Ha terminado. Bueno, terminó la semana pasada. Y nadie lo ha echado de menos. Ya forma parte del paisaje de Cuatro, de sus excesos, de esa marca de fábrica que ha ido creando a la sombra de Telecinco.

Hablo de Hermano mayor, ¿recuerdan? Es ese donde sacan a un sujeto con cara de pocos amigos, ese que tal vez camine por la calle con esa chulería del que pisotea los jardines, da patadas a las papeleras, y en casa, acobardando a la madre, acorralándola contra la pared, golpea el mueble de cocina, tira el frutero de cristal, o vuelca la mesa con la comida puesta.

Hermano mayor tuvo su gracia y su tirón en su primera época, cuando lo presentaba Pedro García Aguado. Viéndolo, además de pillar unos berrinches como espectador porque siempre pensé que la culpa de esas actuaciones de potro desbocado es de los padres, consentidores, acomplejados, padres que jamás le dieron un cachete al nene ni le hicieron ver que existe la palabra no.

Al principio de los tiempos es posible que colara la parte pedagógica del programa, esa que apelaba al fin educativo y de ayuda a otros padres que también tenían en casa a un ser al que reconocían como propio porque estos monstruos domésticos son clones que se mueven en las mismas coordenadas, agresividad, adicciones, violencia, egolatría, irresponsabilidad, vagancia, y otra serie de conductas que hacen de la vida de quienes tienen alrededor una auténtica pesadilla.

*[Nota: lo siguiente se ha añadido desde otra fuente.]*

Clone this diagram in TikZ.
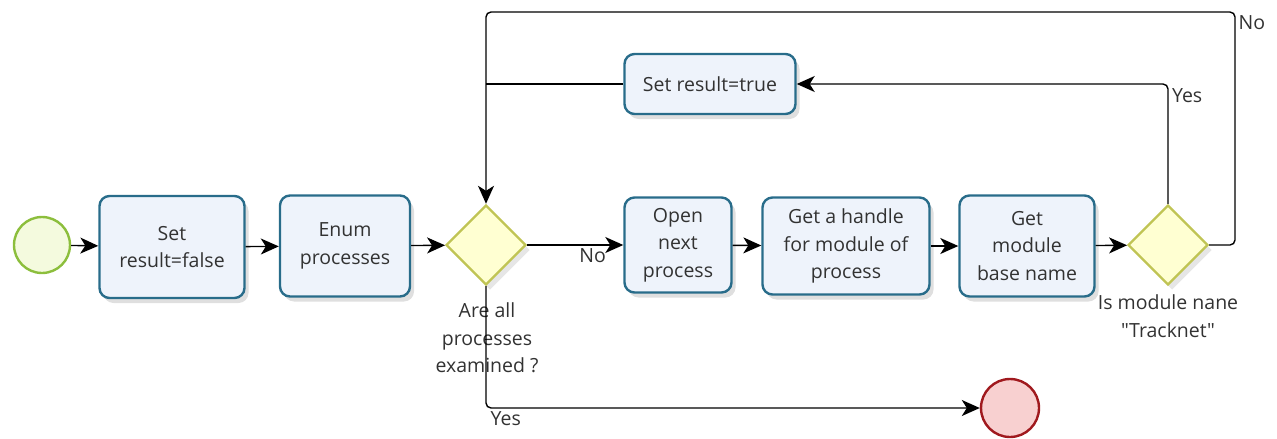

Desde hace un par de temporadas el testigo de Hermano mayor, con la salida de Aguado, lo recogió el boxeador Jerónimo García. Y aunque el esquema del programa es férreo, idéntico a lo conocido, el programa decayó. Es tan previsible que el factor sorpresa no existe. Es lo mismo desde que empezó en el año 2009. Aunque con el tufo a basurilla de Mediaset.